▶ **Problem details**
Your copy should be exact, beginning at the line containing "Write the matplotlib code for this chart." and ending at the line containing "mutation_scale=20))", with both lines kept and every picture dropped.

▶ **Records for this task**
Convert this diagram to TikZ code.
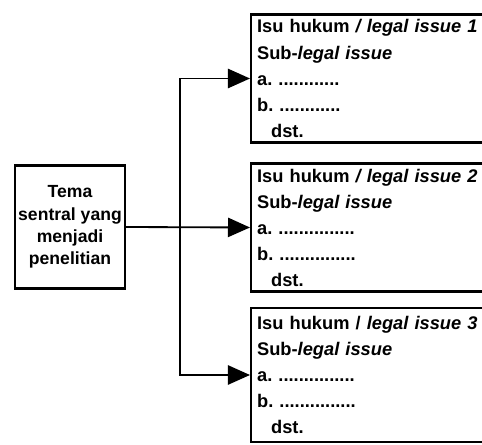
\documentclass[tikz,border=0pt]{standalone}
\usepackage{fontspec}
\setmainfont{Liberation Sans}
\usetikzlibrary{arrows.meta,positioning}
\frenchspacing

\begin{document}
\begin{tikzpicture}[x=0.025cm,y=-0.025cm,
mybox/.style={draw=black, line width=1.6pt, inner sep=0pt},
issuebox/.style={mybox, anchor=west, minimum width=6.5cm, minimum height=3.2cm,
 align=left, text width=6.2cm, inner xsep=0.15cm, font=\bfseries\fontsize{13}{18.5}\selectfont},
link/.style={line width=1.3pt, -{Triangle[length=0.55cm,width=0.48cm]}}]
\path[use as bounding box, clip] (0,0) rectangle (482,445);
\node[mybox, minimum width=2.75cm, minimum height=3.075cm, align=center,
 font=\bfseries\fontsize{12.5}{15.8}\selectfont] (theme) at (70,227)
 {Tema\\sentral yang\\menjadi\\penelitian};
\node[issuebox] (issue1) at (250,78.5)
 {Isu hukum \textit{/ legal issue 1}\\Sub-\textit{legal issue}\\a. ............\\b. ............\\\hspace*{0.35cm}dst.};
\node[issuebox] (issue2) at (250,227.5)
 {Isu hukum \textit{/ legal issue 2}\\Sub-\textit{legal issue}\\a. ...............\\b. ...............\\\hspace*{0.35cm}dst.};
\node[issuebox, minimum height=3.35cm] (issue3) at (250,375)
 {Isu hukum / \textit{legal issue 3}\\Sub-\textit{legal issue}\\a. ...............\\b. ...............\\\hspace*{0.35cm}dst.};
\coordinate (split) at (180,227);
\draw[link] (theme.east) -- (issue2.west);
\draw[link] (split) |- (issue1.west);
\draw[link] (split) |- (issue3.west);
\end{tikzpicture}
\end{document}
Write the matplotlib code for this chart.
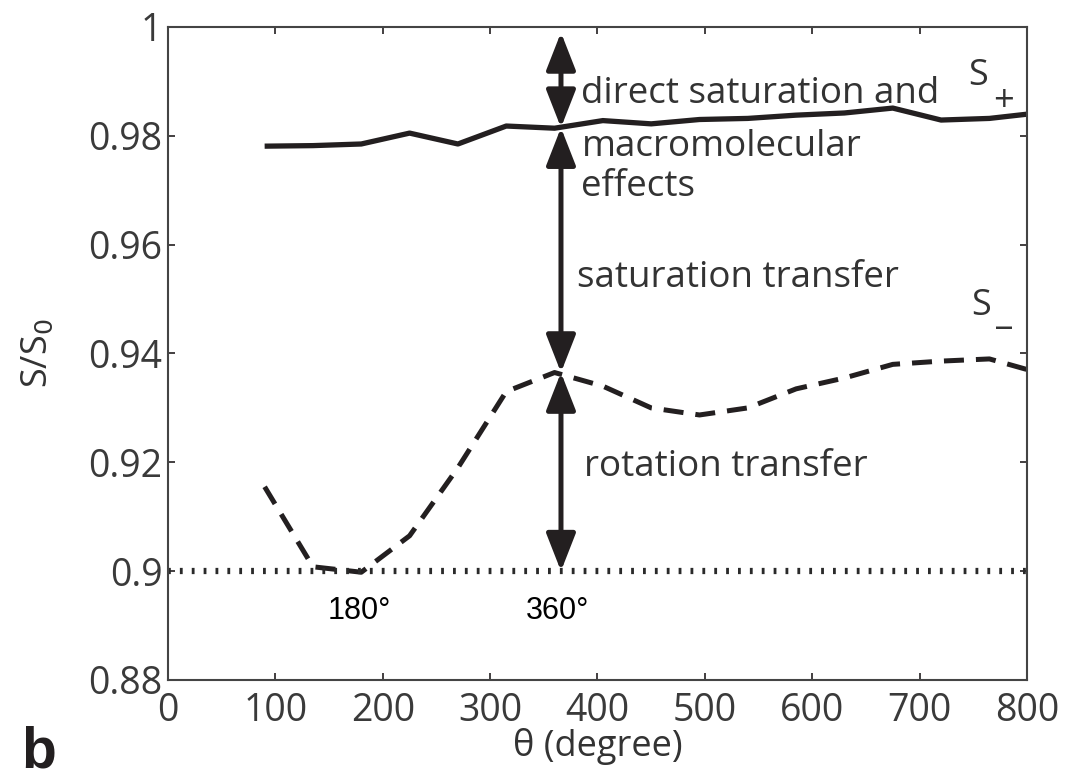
import matplotlib
matplotlib.use("Agg")
import matplotlib.pyplot as plt

# ---- data ----
theta = [90, 135, 180, 225, 270, 315, 360, 405, 450, 495, 540, 585, 630, 675, 720, 765, 810]
s_plus = [0.9781, 0.9782, 0.9785, 0.9805, 0.9785, 0.9818, 0.9814, 0.9828, 0.9822,
          0.9830, 0.9832, 0.9838, 0.9842, 0.9851, 0.9829, 0.9832, 0.9842]
s_minus = [0.9155, 0.9008, 0.8998, 0.9065, 0.9190, 0.9330, 0.9365, 0.9340, 0.9300,
           0.9287, 0.9300, 0.9335, 0.9355, 0.9380, 0.9386, 0.9390, 0.9365]
baseline = 0.9
arrow_x = 366
arrow_levels = [0.9990, 0.9815, 0.9365, 0.9]
xticks = [0, 100, 200, 300, 400, 500, 600, 700, 800]
yticks = [0.88, 0.9, 0.92, 0.94, 0.96, 0.98, 1.0]
ytick_labels = ["0.88", "0.9", "0.92", "0.94", "0.96", "0.98", "1"]

INK = "#231f20"
FONT = "Open Sans"

fig = plt.figure(figsize=(10.66, 7.78), dpi=100)
ax = fig.add_axes([0.1576, 0.126, 0.9634 - 0.1576, 0.9653 - 0.126])

ax.plot(theta, s_plus, color=INK, lw=3.8, solid_capstyle="butt")
ax.plot(theta, s_minus, color=INK, lw=3.6, linestyle=(0, (4, 2.4)), dash_capstyle="butt")
ax.axhline(baseline, color="#2a2a2a", lw=4.5, linestyle=(0, (0.45, 1.45)),
           dash_capstyle="butt")

ax.set_xlim(0, 800)
ax.set_ylim(0.88, 1.0)
ax.set_xticks(xticks)
ax.set_xticklabels([str(v) for v in xticks])
ax.set_yticks(yticks)
ax.set_yticklabels(ytick_labels)
ax.tick_params(direction="in", length=5, width=1.2, top=True, right=True,
               labelsize=27, colors=INK, pad=4)
ax.tick_params(axis="x", pad=9)
for lab in ax.get_xticklabels() + ax.get_yticklabels():
    lab.set_fontfamily(FONT)
    lab.set_color("#3a3a3a")
for sp in ax.spines.values():
    sp.set_linewidth(1.5)
    sp.set_color("#444444")

# arrows
for y1, y2 in zip(arrow_levels[:-1], arrow_levels[1:]):
    ax.annotate("", xy=(arrow_x, y1), xytext=(arrow_x, y2),
                arrowprops=dict(arrowstyle="<|-|>,head_length=1.15,head_width=0.45",
                                lw=3.6, color=INK, shrinkA=0, shrinkB=0,
                                mutation_scale=20))

tkw = dict(fontfamily=FONT, fontsize=26.5, color="#333333", va="baseline", ha="left")
ax.text(385, 0.98603, "direct saturation and", **tkw)
ax.text(385, 0.97630, "macromolecular", **tkw)
ax.text(385, 0.96895, "effects", **tkw)
ax.text(381, 0.95222, "saturation transfer", **tkw)
ax.text(387, 0.91749, "rotation transfer", **tkw)

skw = dict(fontfamily=FONT, fontsize=26, color="#333333", va="center", ha="left")
ax.text(745, 0.99100, "S", **skw)
ax.text(768, 0.98620, "+", **skw)
ax.text(748, 0.94880, "S", **skw)
ax.text(771, 0.94700, "_", **skw)

akw = dict(fontfamily="Liberation Sans", fontsize=22, color="black", ha="center", va="center")
ax.text(178, 0.8927, "180°", **akw)
ax.text(363, 0.8927, "360°", **akw)

ax.set_xlabel("θ (degree)", fontfamily=FONT, fontsize=26, color="#333333")
ax.xaxis.set_label_coords(0.5, -0.073)
ax.set_ylabel("S/S$_0$", fontfamily=FONT, fontsize=26, color="#333333")
ax.yaxis.set_label_coords(-0.13, 0.5)
fig.text(0.02, 0.0129, "b", fontfamily="Liberation Sans", fontweight="bold",
         fontsize=41, color=INK, ha="left", va="baseline")

fig.savefig("out.png", dpi=100)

▶ **Written solution**
Write the matplotlib code for this chart.
import matplotlib
matplotlib.use("Agg")
import matplotlib.pyplot as plt

# ---- data ----
theta = [90, 135, 180, 225, 270, 315, 360, 405, 450, 495, 540, 585, 630, 675, 720, 765, 810]
s_plus = [0.9781, 0.9782, 0.9785, 0.9805, 0.9785, 0.9818, 0.9814, 0.9828, 0.9822,
          0.9830, 0.9832, 0.9838, 0.9842, 0.9851, 0.9829, 0.9832, 0.9842]
s_minus = [0.9155, 0.9008, 0.8998, 0.9065, 0.9190, 0.9330, 0.9365, 0.9340, 0.9300,
           0.9287, 0.9300, 0.9335, 0.9355, 0.9380, 0.9386, 0.9390, 0.9365]
baseline = 0.9
arrow_x = 366
arrow_levels = [0.9990, 0.9815, 0.9365, 0.9]
xticks = [0, 100, 200, 300, 400, 500, 600, 700, 800]
yticks = [0.88, 0.9, 0.92, 0.94, 0.96, 0.98, 1.0]
ytick_labels = ["0.88", "0.9", "0.92", "0.94", "0.96", "0.98", "1"]

INK = "#231f20"
FONT = "Open Sans"

fig = plt.figure(figsize=(10.66, 7.78), dpi=100)
ax = fig.add_axes([0.1576, 0.126, 0.9634 - 0.1576, 0.9653 - 0.126])

ax.plot(theta, s_plus, color=INK, lw=3.8, solid_capstyle="butt")
ax.plot(theta, s_minus, color=INK, lw=3.6, linestyle=(0, (4, 2.4)), dash_capstyle="butt")
ax.axhline(baseline, color="#2a2a2a", lw=4.5, linestyle=(0, (0.45, 1.45)),
           dash_capstyle="butt")

ax.set_xlim(0, 800)
ax.set_ylim(0.88, 1.0)
ax.set_xticks(xticks)
ax.set_xticklabels([str(v) for v in xticks])
ax.set_yticks(yticks)
ax.set_yticklabels(ytick_labels)
ax.tick_params(direction="in", length=5, width=1.2, top=True, right=True,
               labelsize=27, colors=INK, pad=4)
ax.tick_params(axis="x", pad=9)
for lab in ax.get_xticklabels() + ax.get_yticklabels():
    lab.set_fontfamily(FONT)
    lab.set_color("#3a3a3a")
for sp in ax.spines.values():
    sp.set_linewidth(1.5)
    sp.set_color("#444444")

# arrows
for y1, y2 in zip(arrow_levels[:-1], arrow_levels[1:]):
    ax.annotate("", xy=(arrow_x, y1), xytext=(arrow_x, y2),
                arrowprops=dict(arrowstyle="<|-|>,head_length=1.15,head_width=0.45",
                                lw=3.6, color=INK, shrinkA=0, shrinkB=0,
                                mutation_scale=20))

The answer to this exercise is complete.